Russell Packer sentence too harsh, judge says
Disgraced former New Zealand Warriors prop Russell Packer potentially faces less time behind bars after successfully appealing the severity of his two-year sentence for a vicious assault today.
However, the prospect of deportation once released remains.
Packer originally received a fixed term of imprisonment after he admitted assaulting ex-pat New Zealander Enoka Time after being ejected from a hotel in the Sydney CBD in the early hours of November 23 last year.
The 24-year-old then appealed the severity of the sentence.
Despite labelling Packer's actions as "cowardly and reprehensible" - and a stomp on his motionless victim's face as akin to an attempted "execution" - Judge Chris Hoy included a non-parole period when reviewing the punishment.
Hoy acknowledged the father of two's remorse, difficult upbringing and capacity for rehabilitation before deciding Packer would now be eligible for parole on January 5, 2015 - a possible 12 month reduction of his sentence.
He agreed the penalty imposed by Magistrate Greg Grogin on January 6 was too severe and said Packer deserved an opportunity to continue his rehabilitation to address long-standing issues with alcohol in a residential programme presuming he considered worthy of parole.
Serving a 12-month sentence typically leads to deportation because the Department of Immigration and Border Security cancels the holder's special category visa - a rite of passage for New Zealander's living in Australia.
But Judge Hoy hoped Packer would be able to continue an intensive rehabilitation programme initiated before he was jailed and challenged him to become a role model.
Packer's lawyer Greg James QC had successfully argued for a 12-month custodial sentence also admitted his client's behaviour was "appalling" but noted a range of health professionals were confident he was capable of making a trouble-free return to society.
"They're firmly of the the view that is the case, I'm not disagreeing," James told media outside the Downing Centre Local Court.
"He's working very, very hard in custody to do the very best he can to make sure that this sort of thing never happens again."
James would not be drawn on Packer's likely immigration status once he was released.
"The judge has made his recommendations. I've got no doubt the Minister (of Immigration and Border Protection Scott Morrison) will take that into account if the minister is minded to do anything."
Packer smiled and waved at family members including his wife Lara when he entered the dock, and sat passively as Hoy detailed the assault, the culture of alcohol abuse he encountered when growing up in Levin and his steps to start a new life at the Newcastle Knights this season.
Hoy noted how Packer was encouraged to consume alcohol as a child, using the consumption of "18 cans per session as a 12-year-old" as an example and how that binge drinking continued once he moved to Auckland and joined the Warriors.
He credited Packer - an apparent contender for Dux in his final year at high school - for managing to develop a successful football career despite his "alcohol use disorder".
In his summation, Hoy revealed that Packer had descended into a "dark and self-destructive place" in 2013 and then sought a release from the Warriors to start afresh at the Knights.
Unfortunately, Hoy said, Packer linked up with old friends on the night he punched Time to the ground and then stamped on the 22-year-old's face before leaving the scene.
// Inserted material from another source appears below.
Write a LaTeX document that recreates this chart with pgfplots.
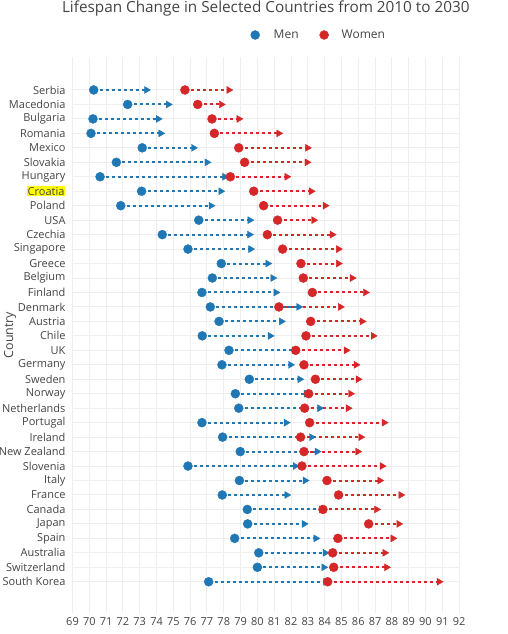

Fortunately Time made a full recovery.
Packer surrendered to Newcastle police soon after and pleaded guilty at the earliest opportunity - another factor in his favour while the judge considered a number of character references, including one from Knights coach Wayne Bennett.
Packer's wife Lara, his partner of six years, also outlined her husband's long-term struggles in an written submission tendered to the court.
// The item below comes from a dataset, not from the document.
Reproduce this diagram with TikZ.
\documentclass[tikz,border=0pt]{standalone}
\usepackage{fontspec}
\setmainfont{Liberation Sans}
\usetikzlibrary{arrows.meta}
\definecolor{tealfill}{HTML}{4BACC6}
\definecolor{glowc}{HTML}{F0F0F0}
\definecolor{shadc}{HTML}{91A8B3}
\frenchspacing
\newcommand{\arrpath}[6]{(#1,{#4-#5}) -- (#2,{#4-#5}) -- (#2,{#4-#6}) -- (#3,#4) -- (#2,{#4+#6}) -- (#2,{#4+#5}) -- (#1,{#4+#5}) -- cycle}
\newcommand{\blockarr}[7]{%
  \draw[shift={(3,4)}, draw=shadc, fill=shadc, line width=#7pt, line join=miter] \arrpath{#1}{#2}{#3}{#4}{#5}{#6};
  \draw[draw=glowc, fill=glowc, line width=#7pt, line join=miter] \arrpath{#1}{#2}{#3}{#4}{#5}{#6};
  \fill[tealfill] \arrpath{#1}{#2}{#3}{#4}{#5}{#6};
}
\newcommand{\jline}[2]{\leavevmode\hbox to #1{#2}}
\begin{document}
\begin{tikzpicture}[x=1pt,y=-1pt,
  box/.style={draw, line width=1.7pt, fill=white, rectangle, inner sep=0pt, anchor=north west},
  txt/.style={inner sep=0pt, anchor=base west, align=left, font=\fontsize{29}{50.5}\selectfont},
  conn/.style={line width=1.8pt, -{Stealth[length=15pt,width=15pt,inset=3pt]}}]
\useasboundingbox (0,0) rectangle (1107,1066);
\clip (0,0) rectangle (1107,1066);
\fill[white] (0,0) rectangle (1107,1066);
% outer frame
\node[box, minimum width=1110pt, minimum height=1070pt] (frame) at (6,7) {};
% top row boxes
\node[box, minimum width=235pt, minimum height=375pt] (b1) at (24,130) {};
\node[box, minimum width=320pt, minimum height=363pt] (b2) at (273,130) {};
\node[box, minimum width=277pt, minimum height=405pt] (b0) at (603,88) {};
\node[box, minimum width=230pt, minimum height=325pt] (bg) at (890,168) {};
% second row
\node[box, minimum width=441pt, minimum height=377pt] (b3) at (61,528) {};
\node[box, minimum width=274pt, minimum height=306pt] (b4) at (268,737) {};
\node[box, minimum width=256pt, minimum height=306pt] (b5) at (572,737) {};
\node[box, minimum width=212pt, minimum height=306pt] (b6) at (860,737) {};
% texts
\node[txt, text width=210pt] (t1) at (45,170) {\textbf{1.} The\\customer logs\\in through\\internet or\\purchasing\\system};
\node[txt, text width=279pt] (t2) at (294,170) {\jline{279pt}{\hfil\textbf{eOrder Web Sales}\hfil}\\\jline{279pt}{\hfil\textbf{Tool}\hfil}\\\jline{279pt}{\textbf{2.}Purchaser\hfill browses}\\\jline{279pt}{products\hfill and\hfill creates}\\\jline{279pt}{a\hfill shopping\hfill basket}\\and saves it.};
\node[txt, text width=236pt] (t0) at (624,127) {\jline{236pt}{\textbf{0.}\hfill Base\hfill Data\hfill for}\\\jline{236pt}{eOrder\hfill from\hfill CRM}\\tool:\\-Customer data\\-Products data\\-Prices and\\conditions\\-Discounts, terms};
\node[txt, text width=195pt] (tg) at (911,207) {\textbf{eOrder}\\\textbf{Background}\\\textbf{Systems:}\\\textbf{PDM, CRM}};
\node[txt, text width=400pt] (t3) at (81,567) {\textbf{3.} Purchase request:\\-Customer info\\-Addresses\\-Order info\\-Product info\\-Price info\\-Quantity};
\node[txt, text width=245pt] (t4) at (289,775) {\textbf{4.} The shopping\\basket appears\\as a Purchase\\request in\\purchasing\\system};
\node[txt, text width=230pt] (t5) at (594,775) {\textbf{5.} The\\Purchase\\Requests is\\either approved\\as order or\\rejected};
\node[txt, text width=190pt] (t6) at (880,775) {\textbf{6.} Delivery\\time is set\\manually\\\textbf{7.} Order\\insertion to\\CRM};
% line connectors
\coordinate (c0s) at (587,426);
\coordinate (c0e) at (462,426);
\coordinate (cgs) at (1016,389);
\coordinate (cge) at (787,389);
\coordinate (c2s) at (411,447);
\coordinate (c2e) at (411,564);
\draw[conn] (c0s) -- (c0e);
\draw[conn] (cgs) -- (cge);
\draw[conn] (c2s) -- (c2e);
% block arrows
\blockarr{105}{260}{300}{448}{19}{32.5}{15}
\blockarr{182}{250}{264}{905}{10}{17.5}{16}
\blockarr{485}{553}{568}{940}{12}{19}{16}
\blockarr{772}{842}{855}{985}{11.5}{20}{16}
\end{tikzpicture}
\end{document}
"Everybody associated with the family has a great deal of sympathy for Lara, the children and his parents. They've undergone a very trying time," James said.
He added Packer hoped to eventually resume his top flight rugby league career, though that scenario cannot play out if he is deported.
The NRL distanced themselves from Packer when refusing to register his Knights contract after he had been charged by police; Newcastle management were initially supportive of their marquee recruit for 2014 but terminated his deal six days after he was jailed.
Meanwhile, news of Packer's potential for parole quickly spread among his former teammates.
Warriors' halfback Shaun Johnson tweeted: "Stoked for Russ and his family" soon after the hearing concluded.